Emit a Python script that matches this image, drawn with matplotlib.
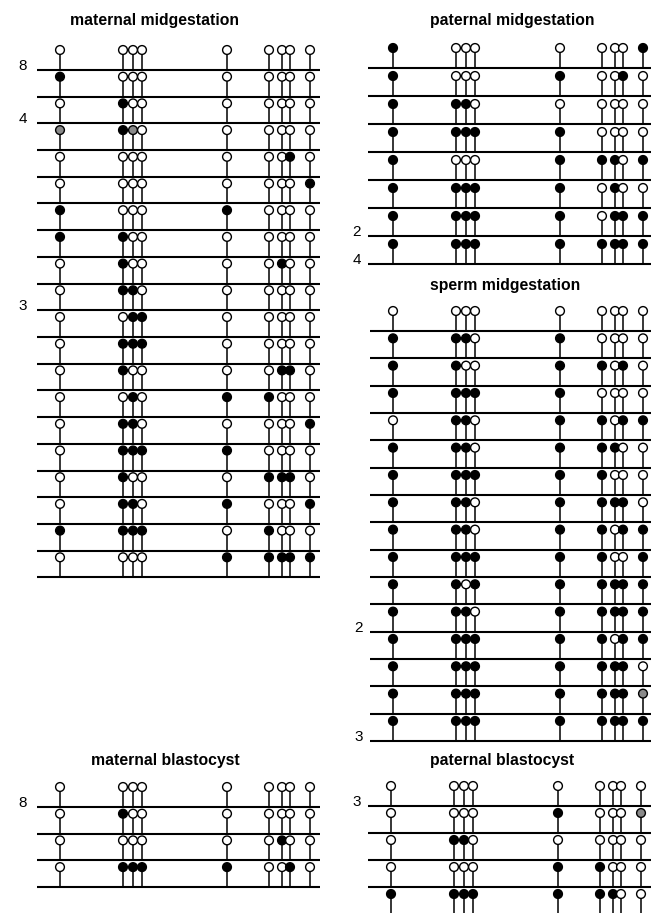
import numpy as np
import matplotlib
matplotlib.use('Agg')
import matplotlib.pyplot as plt

plt.rcParams['font.family'] = ['Liberation Sans', 'DejaVu Sans']

# relative positions of the 9 CpG sites
sites = [0, 63, 73, 82, 167, 209, 222, 230, 250]

# one string per clone: 0 = unmethylated, 1 = methylated, 2 = partial (grey)
maternal_mid = ["0 000 0 000 0", "1 000 0 000 0", "0 100 0 000 0", "2 120 0 000 0",
                "0 000 0 001 0", "0 000 0 000 1", "1 000 1 000 0", "1 100 0 000 0",
                "0 100 0 010 0", "0 110 0 000 0", "0 011 0 000 0", "0 111 0 000 0",
                "0 100 0 011 0", "0 010 1 100 0", "0 110 0 000 1", "0 111 1 000 0",
                "0 100 0 111 0", "0 110 1 000 1", "1 111 0 100 0", "0 000 1 111 1"]
maternal_mid_counts = {0: "8", 2: "4", 9: "3"}

paternal_mid = ["1 000 0 000 1", "1 000 1 001 0", "1 110 0 000 0", "1 111 1 000 0",
                "1 000 1 110 1", "1 111 1 010 0", "1 111 1 011 1", "1 111 1 111 1"]
paternal_mid_counts = {6: "2", 7: "4"}

sperm_mid = ["0 000 0 000 0", "1 110 1 000 0", "1 100 1 101 0", "1 111 1 000 0",
             "0 110 1 101 1", "1 110 1 110 0", "1 111 1 100 0", "1 110 1 111 0",
             "1 110 1 101 1", "1 111 1 100 1", "1 101 1 111 1", "1 110 1 111 1",
             "1 111 1 101 1", "1 111 1 111 0", "1 111 1 111 2", "1 111 1 111 1"]
sperm_mid_counts = {11: "2", 15: "3"}

maternal_blast = ["0 000 0 000 0", "0 100 0 000 0", "0 000 0 010 0", "0 111 1 001 0"]
maternal_blast_counts = {0: "8"}

paternal_blast = ["0 000 0 000 0", "0 000 1 000 2", "0 110 0 000 0", "0 000 1 100 0",
                  "1 111 1 110 0"]
paternal_blast_counts = {0: "3"}

colors = {'0': 'white', '1': 'black', '2': '#8a8a8a'}

W, H = 651, 913
fig = plt.figure(figsize=(W / 100, H / 100), dpi=100)


def panel(x0, y0, step, rows, counts, pad, gap, last_line=True):
    # x0: pixel of first site, y0: pixel of first baseline, step: row height
    n = len(rows)
    top = y0 - step
    ax = fig.add_axes([(x0 - pad) / W, 1 - (top + n * step) / H, 283 / W, n * step / H])
    ax.set_xlim(-pad, 283 - pad)
    ax.set_ylim(n, 0)
    ax.axis('off')

    cy = 1 - 20 / step
    nlines = n if last_line else n - 1
    ax.hlines(np.arange(1, nlines + 1), -pad, 283 - pad, color='black', lw=1.5, clip_on=False)
    for i, r in enumerate(rows):
        r = r.replace(' ', '')
        ax.vlines(sites, i + cy, i + 1, color='black', lw=1.1, zorder=2)
        ax.scatter(sites, [i + cy] * len(sites), s=40, c=[colors[c] for c in r],
                   edgecolors='black', linewidths=1.0, zorder=3, clip_on=False)

    for i, lab in counts.items():
        ax.text(-pad - gap, i + 1 - 4 / step, lab, ha='right', va='center', fontsize=11)
    return ax


panel(60, 70, 26.7, maternal_mid, maternal_mid_counts, 23, 10)
panel(393, 68, 28, paternal_mid, paternal_mid_counts, 25, 7)
panel(393, 331, 27.33, sperm_mid, sperm_mid_counts, 23, 7)
panel(60, 807, 26.7, maternal_blast, maternal_blast_counts, 23, 10)
# the bottom of this panel is cut off in the original
panel(391, 806, 27, paternal_blast, paternal_blast_counts, 23, 7, last_line=False)

titles = ["maternal midgestation", "paternal midgestation", "sperm midgestation",
          "maternal blastocyst", "paternal blastocyst"]
title_xy = [(154, 25), (512, 25), (505, 290), (165, 765), (502, 765)]
for t, (tx, ty) in zip(titles, title_xy):
    fig.text(tx / W, 1 - ty / H, t, ha='center', va='baseline', fontsize=11.3, fontweight='bold')

fig.savefig('out.png', dpi=100, facecolor='white')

--

# What needs to be done
Quote the data above in full, leaving out the pictures it holds.

# Written solution
Emit a Python script that matches this image, drawn with matplotlib.
import numpy as np
import matplotlib
matplotlib.use('Agg')
import matplotlib.pyplot as plt

plt.rcParams['font.family'] = ['Liberation Sans', 'DejaVu Sans']

# relative positions of the 9 CpG sites
sites = [0, 63, 73, 82, 167, 209, 222, 230, 250]

# one string per clone: 0 = unmethylated, 1 = methylated, 2 = partial (grey)
maternal_mid = ["0 000 0 000 0", "1 000 0 000 0", "0 100 0 000 0", "2 120 0 000 0",
                "0 000 0 001 0", "0 000 0 000 1", "1 000 1 000 0", "1 100 0 000 0",
                "0 100 0 010 0", "0 110 0 000 0", "0 011 0 000 0", "0 111 0 000 0",
                "0 100 0 011 0", "0 010 1 100 0", "0 110 0 000 1", "0 111 1 000 0",
                "0 100 0 111 0", "0 110 1 000 1", "1 111 0 100 0", "0 000 1 111 1"]
maternal_mid_counts = {0: "8", 2: "4", 9: "3"}

paternal_mid = ["1 000 0 000 1", "1 000 1 001 0", "1 110 0 000 0", "1 111 1 000 0",
                "1 000 1 110 1", "1 111 1 010 0", "1 111 1 011 1", "1 111 1 111 1"]
paternal_mid_counts = {6: "2", 7: "4"}

sperm_mid = ["0 000 0 000 0", "1 110 1 000 0", "1 100 1 101 0", "1 111 1 000 0",
             "0 110 1 101 1", "1 110 1 110 0", "1 111 1 100 0", "1 110 1 111 0",
             "1 110 1 101 1", "1 111 1 100 1", "1 101 1 111 1", "1 110 1 111 1",
             "1 111 1 101 1", "1 111 1 111 0", "1 111 1 111 2", "1 111 1 111 1"]
sperm_mid_counts = {11: "2", 15: "3"}

maternal_blast = ["0 000 0 000 0", "0 100 0 000 0", "0 000 0 010 0", "0 111 1 001 0"]
maternal_blast_counts = {0: "8"}

paternal_blast = ["0 000 0 000 0", "0 000 1 000 2", "0 110 0 000 0", "0 000 1 100 0",
                  "1 111 1 110 0"]
paternal_blast_counts = {0: "3"}

colors = {'0': 'white', '1': 'black', '2': '#8a8a8a'}

W, H = 651, 913
fig = plt.figure(figsize=(W / 100, H / 100), dpi=100)


def panel(x0, y0, step, rows, counts, pad, gap, last_line=True):
    # x0: pixel of first site, y0: pixel of first baseline, step: row height
    n = len(rows)
    top = y0 - step
    ax = fig.add_axes([(x0 - pad) / W, 1 - (top + n * step) / H, 283 / W, n * step / H])
    ax.set_xlim(-pad, 283 - pad)
    ax.set_ylim(n, 0)
    ax.axis('off')

    cy = 1 - 20 / step
    nlines = n if last_line else n - 1
    ax.hlines(np.arange(1, nlines + 1), -pad, 283 - pad, color='black', lw=1.5, clip_on=False)
    for i, r in enumerate(rows):
        r = r.replace(' ', '')
        ax.vlines(sites, i + cy, i + 1, color='black', lw=1.1, zorder=2)
        ax.scatter(sites, [i + cy] * len(sites), s=40, c=[colors[c] for c in r],
                   edgecolors='black', linewidths=1.0, zorder=3, clip_on=False)

    for i, lab in counts.items():
        ax.text(-pad - gap, i + 1 - 4 / step, lab, ha='right', va='center', fontsize=11)
    return ax


panel(60, 70, 26.7, maternal_mid, maternal_mid_counts, 23, 10)
panel(393, 68, 28, paternal_mid, paternal_mid_counts, 25, 7)
panel(393, 331, 27.33, sperm_mid, sperm_mid_counts, 23, 7)
panel(60, 807, 26.7, maternal_blast, maternal_blast_counts, 23, 10)
# the bottom of this panel is cut off in the original
panel(391, 806, 27, paternal_blast, paternal_blast_counts, 23, 7, last_line=False)

titles = ["maternal midgestation", "paternal midgestation", "sperm midgestation",
          "maternal blastocyst", "paternal blastocyst"]
title_xy = [(154, 25), (512, 25), (505, 290), (165, 765), (502, 765)]
for t, (tx, ty) in zip(titles, title_xy):
    fig.text(tx / W, 1 - ty / H, t, ha='center', va='baseline', fontsize=11.3, fontweight='bold')

fig.savefig('out.png', dpi=100, facecolor='white')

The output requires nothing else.